PROBABLYPWNED
VulnerabilitiesFebruary 25, 20264 min read

Cisco SD-WAN Zero-Day Exploited Since 2023 Prompts CISA Alert

CVE-2026-20127 gives attackers full admin access to Cisco SD-WAN infrastructure. CISA emergency directive requires federal patches by Feb 27.

Marcus Chen

A critical authentication bypass vulnerability in Cisco Catalyst SD-WAN has been exploited by a sophisticated threat actor for roughly three years before public disclosure. CVE-2026-20127 carries a maximum CVSS score of 10.0 and allows unauthenticated remote attackers to gain administrative privileges on affected systems.

The flaw affects Cisco Catalyst SD-WAN Controller (formerly vSmart) and Cisco Catalyst SD-WAN Manager (formerly vManage) in both on-premises and cloud deployments. CISA issued Emergency Directive 26-03 today, giving Federal Civilian Executive Branch agencies until 5:00 PM ET on February 27 to apply patches—one of the shortest remediation windows the agency has ever mandated.

How the Attack Works

According to Cisco's security advisory, the vulnerability exists in the peering authentication mechanism of affected systems. An attacker can exploit it by sending crafted requests to a vulnerable SD-WAN controller, bypassing authentication entirely to log in as a high-privileged internal user account.

From there, the attacker gains access to NETCONF, which controls the entire SD-WAN fabric's network configuration. This means they can add rogue peers, manipulate routing, and establish persistent access across an organization's distributed network infrastructure.

Cisco Talos tracks the threat actor behind these attacks as UAT-8616. Their technical analysis reveals that attackers didn't stop at the initial compromise. After gaining access through CVE-2026-20127, they downgraded the software version to exploit an older vulnerability—CVE-2022-20775, a path traversal flaw—to escalate to root privileges. They then restored the original firmware to cover their tracks.

This technique mirrors what we've seen from other advanced threat actors tracked by Talos, including UAT-9921's campaigns against tech and finance sectors last month. The operational sophistication suggests either nation-state backing or a well-resourced criminal group.

Three Years in the Wild

Australia's Signals Directorate and Australian Cyber Security Centre discovered the vulnerability and disclosed it to Cisco.

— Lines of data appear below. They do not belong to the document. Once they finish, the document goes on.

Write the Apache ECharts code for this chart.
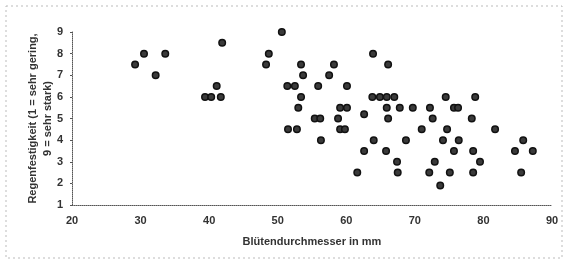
<!DOCTYPE html>
<html>
<head>
<meta charset="utf-8">
<script src="https://cdn.jsdelivr.net/npm/echarts@6/dist/echarts.min.js"></script>
<style>
  html, body { margin: 0; padding: 0; background: #fff; }
  #chart { width: 568px; height: 266px; }
</style>
</head>
<body>
<div id="chart"></div>
<script>
// Blütendurchmesser (mm) und Regenfestigkeit (1-9)
var diameters = [
    30.5, 33.6, 29.2, 32.2, 41.9, 41.1, 39.4, 40.3, 41.7,
    50.6, 48.7, 48.3, 53.4, 58.2, 53.7, 57.5, 51.4, 52.5, 55.9, 60.1,
    53.4, 53.0, 59.1, 60.1, 55.4, 56.2, 58.8, 51.5, 52.8, 59.1, 59.8, 56.3,
    63.9, 66.1, 63.8, 64.9, 65.9, 67.0, 74.5, 78.8,
    65.9, 67.8, 69.7, 72.2, 75.7, 76.3, 62.6, 66.1, 72.6, 78.3,
    71.0, 74.7, 81.7, 64.0, 68.7, 74.1, 76.4, 85.8,
    62.6, 65.8, 75.7, 78.5, 84.6, 87.2, 67.4, 72.9, 79.5,
    61.6, 67.5, 72.1, 75.1, 78.5, 85.5, 73.7
];
var ratings = [
    8, 8, 7.5, 7, 8.5, 6.5, 6, 6, 6,
    9, 8, 7.5, 7.5, 7.5, 7, 7, 6.5, 6.5, 6.5, 6.5,
    6, 5.5, 5.5, 5.5, 5, 5, 5, 4.5, 4.5, 4.5, 4.5, 4,
    8, 7.5, 6, 6, 6, 6, 6, 6,
    5.5, 5.5, 5.5, 5.5, 5.5, 5.5, 5.2, 5, 5, 5,
    4.5, 4.5, 4.5, 4, 4, 4, 4, 4,
    3.5, 3.5, 3.5, 3.5, 3.5, 3.5, 3, 3, 3,
    2.5, 2.5, 2.5, 2.5, 2.5, 2.5, 1.9
];
var xTitle = 'Blütendurchmesser in mm';
var yTitle = 'Regenfestigkeit (1 = sehr gering,\n9 = sehr stark)';

var data = diameters.map(function (d, i) { return [d, ratings[i]]; });

var chart = echarts.init(document.getElementById('chart'));

var option = {
    backgroundColor: '#fff',
    animation: false,
    textStyle: { fontFamily: 'Liberation Sans' },
    graphic: [
        {
            type: 'rect',
            shape: { x: 6, y: 6, width: 556, height: 252 },
            style: { fill: 'none', stroke: '#bbb', lineWidth: 1, lineDash: [2, 3] },
            silent: true
        }
    ],
    grid: { left: 72, right: 16, top: 32, bottom: 61 },
    xAxis: {
        type: 'value',
        min: 20,
        max: 90,
        interval: 10,
        name: xTitle,
        nameLocation: 'middle',
        nameGap: 31,
        nameTextStyle: { color: '#333', fontSize: 11, fontWeight: 'bold' },
        axisLine: { show: true, lineStyle: { color: '#555', type: 'dotted', width: 1 } },
        axisTick: { show: false },
        axisLabel: { color: '#333', fontSize: 11, fontWeight: 'bold', margin: 10 },
        splitLine: { show: false }
    },
    yAxis: {
        type: 'value',
        min: 1,
        max: 9,
        interval: 1,
        name: yTitle,
        nameLocation: 'middle',
        nameGap: 17,
        nameMoveOverlap: false,
        nameTextStyle: { color: '#333', fontSize: 11, fontWeight: 'bold', lineHeight: 15 },
        axisLine: { show: true, lineStyle: { color: '#555', type: 'dotted', width: 1 } },
        axisTick: { show: true, length: 2, lineStyle: { color: '#555' } },
        axisLabel: { color: '#333', fontSize: 11, fontWeight: 'bold', margin: 9 },
        splitLine: { show: false }
    },
    series: [
        {
            type: 'scatter',
            data: data,
            symbol: 'circle',
            symbolSize: 6.5,
            itemStyle: { color: '#3a3a3a', borderColor: '#111', borderWidth: 1.5, opacity: 1 }
        }
    ]
};
chart.setOption(option);
</script>
</body>
</html>
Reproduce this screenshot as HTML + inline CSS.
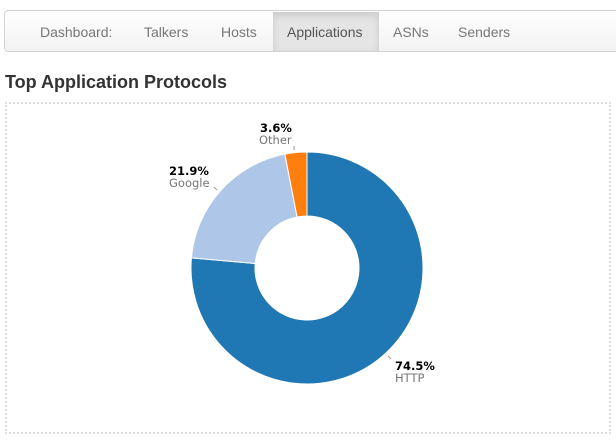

Talos telemetry indicates exploitation dates back to at least 2023, meaning attackers had roughly three years of access before any public disclosure.

The targets align with critical infrastructure—organizations running SD-WAN deployments to connect distributed sites, branch offices, and cloud resources. SD-WAN controllers sit at a critical chokepoint in enterprise networks, making them high-value targets for espionage and pre-positioning operations.

CISA didn't mince words in its guidance: the exploitation "poses an imminent threat to federal networks."

Detection and Indicators

Organizations should hunt for these signs of compromise:

  • Unauthorized peering events in SD-WAN controller logs
  • Unexpected user account creation or deletion
  • Unaccounted SSH keys in /home/root/.ssh/authorized_keys
  • Log truncation or clearing (syslog, wtmp, lastlog, bash_history)
  • Path traversal artifacts containing /../../ or /\n&../\n&../

The indicators suggest attackers are actively cleaning up after themselves, which makes historical detection difficult without external log storage.

Remediation Requirements

CISA's emergency directive outlines a compressed timeline that reflects the severity. Federal agencies must:

By February 26 (11:59 PM ET):

  • Complete a system inventory
  • Configure external log storage
  • Collect forensic artifacts including admin core dumps and /home directories

By February 27 (5:00 PM ET):

  • Apply Cisco's patches for CVE-2026-20127 and CVE-2022-20775

By March 5:

  • Submit detailed inventory and artifact collection results

By March 12:

  • Complete network hardening measures per Cisco's guidelines

This builds on CISA's broader push to address network edge device risks. The agency's Binding Operational Directive 26-02 from earlier this month already required agencies to inventory and replace end-of-life edge equipment—a directive that looks increasingly prescient given today's disclosure.

Why This Matters

SD-WAN adoption has exploded over the past five years as organizations moved away from expensive MPLS links toward software-defined networking. Cisco commands a significant share of this market, particularly in federal government and critical infrastructure sectors.

A CVSS 10.0 vulnerability with three years of confirmed exploitation in these environments isn't just a patch-and-forget situation. Organizations need to assume compromise and hunt backward through their logs—or accept that the logs may have been tampered with.

For private sector organizations running Cisco Catalyst SD-WAN, the same urgency applies. No workarounds exist for CVE-2026-20127. The only remediation is patching, and given the sophistication of the attackers involved, the window for safe operation is already closed.

Check Cisco's security advisory for the specific fixed software versions and upgrade paths for your deployment. If you're running SD-WAN in any critical environment, treat this as a drop-everything priority.